There is talk by the announcers of “leadership” in the team. A pitcher usually has it. You’ll often hear a winning pitcher credit her teammates, that she was successful only because they “have her back.” They talk of loving the game.

A regular player often emerges as a leader, just by igniting the team’s enthusiasm for playing the game. Kaitlin Lee, Ole Miss’s ace pitcher, does this. Just watch her in the circle, smiling, even dancing, acknowledging everyone on the field, making everyone feel like they are really contributing, and they are, maybe even surprising themselves as to how far they came in the run up to the World Series.

The coaches, of course, are cited as leaders. Larger goals, those beyond winning the next game, may come from the head coach. Besides instilling good sportsmanship and developing innate skills, the coach needs to do it to enhance the reputation of the college for its commitment to sports as a way to develop students, and to keep money flowing in to support those efforts.

Some coaches, the really great ones, do it for something even higher: to keep the game going. If you win this season, loads of people will be watching next season to see how your team does, and then may look to the Pros to watch softball at an even higher level. The game gets its own webcasting channel you can watch almost every game on. Softball gets stronger and more popular. Even better players are then developed by even better coaches and the audience for the game grows. It is even going to be part of the Olympics in 2020.

So the performing arts? Keeping it going? Of course, every hit show on Broadway makes that the theatre capital in the USA. Every time there is a good production of a significant play or musical, it makes the theatre popular and thus, stronger. It doesn’t happen just in New York. Just as community theatre is a local place to see those same shows put on by your neighborhood talent, regional theatre boosts the non-Broadway appetite for theatrical excellence.
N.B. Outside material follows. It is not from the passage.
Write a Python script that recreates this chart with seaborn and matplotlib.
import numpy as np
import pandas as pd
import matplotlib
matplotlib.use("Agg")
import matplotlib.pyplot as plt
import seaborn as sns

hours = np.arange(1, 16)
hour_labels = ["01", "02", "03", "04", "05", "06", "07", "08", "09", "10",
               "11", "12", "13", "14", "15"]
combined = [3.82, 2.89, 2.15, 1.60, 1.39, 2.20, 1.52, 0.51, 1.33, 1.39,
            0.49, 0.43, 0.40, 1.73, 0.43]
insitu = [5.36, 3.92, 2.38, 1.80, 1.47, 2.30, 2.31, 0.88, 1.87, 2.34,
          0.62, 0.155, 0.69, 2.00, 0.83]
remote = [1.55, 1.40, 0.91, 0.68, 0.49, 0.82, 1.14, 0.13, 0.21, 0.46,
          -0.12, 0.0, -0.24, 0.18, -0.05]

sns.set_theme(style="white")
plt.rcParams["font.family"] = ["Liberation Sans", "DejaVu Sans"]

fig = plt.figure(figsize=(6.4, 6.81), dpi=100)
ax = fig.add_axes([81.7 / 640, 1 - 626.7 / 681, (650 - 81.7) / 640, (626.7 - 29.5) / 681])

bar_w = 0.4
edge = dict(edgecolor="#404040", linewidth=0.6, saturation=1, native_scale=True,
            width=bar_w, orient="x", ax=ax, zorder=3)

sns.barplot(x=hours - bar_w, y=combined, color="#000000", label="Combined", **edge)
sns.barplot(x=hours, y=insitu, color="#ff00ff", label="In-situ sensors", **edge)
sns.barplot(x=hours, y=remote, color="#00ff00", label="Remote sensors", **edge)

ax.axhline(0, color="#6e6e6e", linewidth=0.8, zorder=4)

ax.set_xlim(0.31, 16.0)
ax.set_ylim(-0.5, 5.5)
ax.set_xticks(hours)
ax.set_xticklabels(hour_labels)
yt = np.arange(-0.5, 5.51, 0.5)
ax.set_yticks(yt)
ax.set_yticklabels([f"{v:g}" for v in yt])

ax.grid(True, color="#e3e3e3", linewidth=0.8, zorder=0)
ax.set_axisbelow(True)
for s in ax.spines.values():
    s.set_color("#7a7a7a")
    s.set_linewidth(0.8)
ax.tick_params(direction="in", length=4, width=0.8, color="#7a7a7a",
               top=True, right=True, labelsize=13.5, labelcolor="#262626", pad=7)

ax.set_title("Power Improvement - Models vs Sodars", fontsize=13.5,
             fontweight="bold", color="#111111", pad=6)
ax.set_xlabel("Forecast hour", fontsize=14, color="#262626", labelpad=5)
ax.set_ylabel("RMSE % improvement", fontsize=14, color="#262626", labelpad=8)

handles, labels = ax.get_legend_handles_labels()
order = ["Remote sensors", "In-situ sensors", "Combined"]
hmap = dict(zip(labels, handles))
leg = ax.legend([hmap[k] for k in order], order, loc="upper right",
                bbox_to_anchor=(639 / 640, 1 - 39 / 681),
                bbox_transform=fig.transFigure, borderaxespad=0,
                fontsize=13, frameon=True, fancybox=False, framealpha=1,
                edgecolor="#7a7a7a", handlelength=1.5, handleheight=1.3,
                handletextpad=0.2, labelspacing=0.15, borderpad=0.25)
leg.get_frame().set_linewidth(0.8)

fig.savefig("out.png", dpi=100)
Everyone, pro or not, who pays attention to details that make the production memorable, keeps the game going. The theatre will be stronger in the community, in the region, on Broadway, in London or Delhi or Beijing, because of the care of the theatre coach who keeps everyone inspired and working to their potential by seeing how each individual contribution makes the whole better. The leader lets each person bring out their unique and individual talent for the good of the whole production.

And the leader can come from anywhere. It isn’t always the person being paid to lead. You could be a leader by doing your job well and communicating your intentions to make this the best show you have ever done. It happens when you set an example by listening and seeing and understanding what those around you are doing, cheering them on by picking up where they leave off. You know it isn’t all about you, but what talent you bring to the production makes the whole better, especially if everyone else “has your back,” which they will when they see you have theirs.

The game of theatre goes on, way past an individual ambition to be a Broadway star. It becomes timeless because of the efforts of those who see beyond.